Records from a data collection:
═══

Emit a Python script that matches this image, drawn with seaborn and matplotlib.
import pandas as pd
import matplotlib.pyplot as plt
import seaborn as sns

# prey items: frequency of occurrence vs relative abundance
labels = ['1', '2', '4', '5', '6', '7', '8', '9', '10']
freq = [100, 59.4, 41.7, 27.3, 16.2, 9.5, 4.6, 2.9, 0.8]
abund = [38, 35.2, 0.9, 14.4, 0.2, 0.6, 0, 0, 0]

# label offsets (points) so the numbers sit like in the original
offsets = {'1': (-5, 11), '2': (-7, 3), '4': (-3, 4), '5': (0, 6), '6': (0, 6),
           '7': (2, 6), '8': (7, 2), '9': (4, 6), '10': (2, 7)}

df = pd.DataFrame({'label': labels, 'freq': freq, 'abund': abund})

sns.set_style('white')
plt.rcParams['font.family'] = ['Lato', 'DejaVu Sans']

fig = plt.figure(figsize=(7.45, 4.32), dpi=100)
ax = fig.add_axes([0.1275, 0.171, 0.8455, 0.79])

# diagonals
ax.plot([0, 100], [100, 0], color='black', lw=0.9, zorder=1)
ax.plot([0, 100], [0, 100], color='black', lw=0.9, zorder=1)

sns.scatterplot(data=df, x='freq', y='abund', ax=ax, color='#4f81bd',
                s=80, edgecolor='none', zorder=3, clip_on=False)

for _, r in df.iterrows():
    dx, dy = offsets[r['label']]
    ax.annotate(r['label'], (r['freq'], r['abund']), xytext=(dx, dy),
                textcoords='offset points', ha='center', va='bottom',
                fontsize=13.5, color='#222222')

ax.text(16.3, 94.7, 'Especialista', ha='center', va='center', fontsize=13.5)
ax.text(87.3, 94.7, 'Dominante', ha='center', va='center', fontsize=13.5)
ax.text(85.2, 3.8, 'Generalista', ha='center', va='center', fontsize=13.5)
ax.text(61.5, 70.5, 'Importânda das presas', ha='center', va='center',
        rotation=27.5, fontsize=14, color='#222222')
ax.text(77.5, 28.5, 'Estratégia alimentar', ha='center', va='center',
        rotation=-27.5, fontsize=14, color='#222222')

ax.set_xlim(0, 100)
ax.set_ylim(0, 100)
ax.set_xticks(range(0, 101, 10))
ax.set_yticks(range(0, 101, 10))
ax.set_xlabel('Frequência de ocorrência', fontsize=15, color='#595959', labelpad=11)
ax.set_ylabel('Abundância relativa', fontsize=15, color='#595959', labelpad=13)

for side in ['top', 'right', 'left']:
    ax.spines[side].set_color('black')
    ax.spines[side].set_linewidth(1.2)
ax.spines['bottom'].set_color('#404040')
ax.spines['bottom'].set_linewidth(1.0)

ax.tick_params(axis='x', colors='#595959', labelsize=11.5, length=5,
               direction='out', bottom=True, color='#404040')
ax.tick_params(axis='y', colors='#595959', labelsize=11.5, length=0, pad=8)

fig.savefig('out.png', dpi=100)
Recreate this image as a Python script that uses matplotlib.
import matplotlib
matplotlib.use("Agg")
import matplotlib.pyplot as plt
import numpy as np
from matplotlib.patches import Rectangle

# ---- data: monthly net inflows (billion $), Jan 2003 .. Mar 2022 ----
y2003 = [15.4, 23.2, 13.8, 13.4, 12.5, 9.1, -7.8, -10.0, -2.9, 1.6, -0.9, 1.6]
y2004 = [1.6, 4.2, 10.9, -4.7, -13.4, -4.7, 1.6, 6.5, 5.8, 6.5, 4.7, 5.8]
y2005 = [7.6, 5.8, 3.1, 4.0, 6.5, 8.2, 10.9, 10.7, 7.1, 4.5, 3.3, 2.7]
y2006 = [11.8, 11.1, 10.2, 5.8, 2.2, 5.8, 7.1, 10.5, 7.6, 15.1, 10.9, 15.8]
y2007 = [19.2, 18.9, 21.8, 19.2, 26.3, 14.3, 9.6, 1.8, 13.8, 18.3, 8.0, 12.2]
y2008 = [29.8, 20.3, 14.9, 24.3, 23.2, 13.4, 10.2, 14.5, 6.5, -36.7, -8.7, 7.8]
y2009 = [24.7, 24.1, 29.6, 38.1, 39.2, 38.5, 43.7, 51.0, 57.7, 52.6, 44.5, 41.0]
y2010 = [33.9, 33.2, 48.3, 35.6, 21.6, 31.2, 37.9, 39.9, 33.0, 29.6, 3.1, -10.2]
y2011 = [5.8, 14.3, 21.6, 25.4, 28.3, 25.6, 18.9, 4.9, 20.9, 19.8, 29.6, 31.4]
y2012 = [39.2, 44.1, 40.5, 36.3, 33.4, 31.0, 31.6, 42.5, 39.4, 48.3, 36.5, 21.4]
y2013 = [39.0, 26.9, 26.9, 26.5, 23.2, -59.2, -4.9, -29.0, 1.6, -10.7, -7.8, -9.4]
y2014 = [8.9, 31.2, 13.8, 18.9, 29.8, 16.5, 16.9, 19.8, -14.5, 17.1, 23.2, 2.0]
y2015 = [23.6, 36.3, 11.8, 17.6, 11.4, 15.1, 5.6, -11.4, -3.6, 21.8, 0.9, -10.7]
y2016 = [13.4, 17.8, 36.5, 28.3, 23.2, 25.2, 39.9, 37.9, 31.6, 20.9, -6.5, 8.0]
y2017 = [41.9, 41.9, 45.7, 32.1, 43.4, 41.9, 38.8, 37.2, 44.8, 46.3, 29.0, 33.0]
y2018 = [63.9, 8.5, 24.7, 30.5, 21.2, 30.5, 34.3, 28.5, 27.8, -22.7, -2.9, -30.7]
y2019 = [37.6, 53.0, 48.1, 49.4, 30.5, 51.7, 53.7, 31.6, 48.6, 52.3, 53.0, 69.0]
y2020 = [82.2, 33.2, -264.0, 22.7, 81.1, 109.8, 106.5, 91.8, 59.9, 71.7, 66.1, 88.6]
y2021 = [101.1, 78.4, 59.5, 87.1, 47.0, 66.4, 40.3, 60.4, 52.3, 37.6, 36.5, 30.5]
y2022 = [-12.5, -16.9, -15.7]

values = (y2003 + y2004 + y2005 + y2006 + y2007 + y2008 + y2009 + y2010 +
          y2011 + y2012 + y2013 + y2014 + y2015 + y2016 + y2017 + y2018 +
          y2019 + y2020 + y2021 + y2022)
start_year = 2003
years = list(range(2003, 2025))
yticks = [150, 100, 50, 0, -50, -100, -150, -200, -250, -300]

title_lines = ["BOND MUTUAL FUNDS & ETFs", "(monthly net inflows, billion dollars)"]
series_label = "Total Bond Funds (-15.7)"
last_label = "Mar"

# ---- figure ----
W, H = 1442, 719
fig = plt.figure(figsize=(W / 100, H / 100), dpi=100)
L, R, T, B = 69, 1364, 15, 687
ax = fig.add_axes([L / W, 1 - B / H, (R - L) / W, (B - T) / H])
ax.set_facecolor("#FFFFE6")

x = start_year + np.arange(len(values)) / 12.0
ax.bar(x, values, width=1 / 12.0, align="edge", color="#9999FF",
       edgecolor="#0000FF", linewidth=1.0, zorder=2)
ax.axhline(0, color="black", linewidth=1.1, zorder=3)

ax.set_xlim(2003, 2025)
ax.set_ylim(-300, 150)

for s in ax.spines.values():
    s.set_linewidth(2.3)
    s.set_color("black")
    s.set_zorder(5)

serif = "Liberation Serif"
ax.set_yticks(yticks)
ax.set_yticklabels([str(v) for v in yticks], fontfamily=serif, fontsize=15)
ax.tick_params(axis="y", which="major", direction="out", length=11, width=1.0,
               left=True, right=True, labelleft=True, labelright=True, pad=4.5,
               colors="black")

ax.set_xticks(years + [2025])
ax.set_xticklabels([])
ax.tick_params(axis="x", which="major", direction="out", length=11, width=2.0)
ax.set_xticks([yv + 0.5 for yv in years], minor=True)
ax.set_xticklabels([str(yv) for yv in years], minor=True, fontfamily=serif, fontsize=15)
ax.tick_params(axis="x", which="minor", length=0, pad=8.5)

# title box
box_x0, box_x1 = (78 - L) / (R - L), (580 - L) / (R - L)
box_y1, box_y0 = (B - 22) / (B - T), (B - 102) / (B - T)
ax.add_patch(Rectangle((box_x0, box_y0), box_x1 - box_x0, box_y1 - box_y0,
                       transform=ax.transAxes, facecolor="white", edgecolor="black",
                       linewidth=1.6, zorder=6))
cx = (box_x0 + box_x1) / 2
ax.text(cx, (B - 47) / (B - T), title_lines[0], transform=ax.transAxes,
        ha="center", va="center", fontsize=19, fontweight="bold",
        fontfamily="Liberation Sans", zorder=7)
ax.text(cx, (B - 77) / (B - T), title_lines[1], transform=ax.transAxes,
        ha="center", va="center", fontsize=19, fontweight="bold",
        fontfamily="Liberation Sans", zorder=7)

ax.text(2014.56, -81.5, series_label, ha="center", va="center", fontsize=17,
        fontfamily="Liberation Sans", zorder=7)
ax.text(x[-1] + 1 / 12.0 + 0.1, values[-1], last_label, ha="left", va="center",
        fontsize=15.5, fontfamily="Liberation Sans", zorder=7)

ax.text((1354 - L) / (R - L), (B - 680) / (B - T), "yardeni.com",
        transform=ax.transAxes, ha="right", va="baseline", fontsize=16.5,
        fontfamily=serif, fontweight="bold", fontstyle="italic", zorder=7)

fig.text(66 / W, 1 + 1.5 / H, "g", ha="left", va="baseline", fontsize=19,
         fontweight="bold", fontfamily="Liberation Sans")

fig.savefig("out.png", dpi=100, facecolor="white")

═══

• THE EXERCISE
Count every line bearing the word "seaborn"; report the total only.

• WRITTEN RESPONSE
2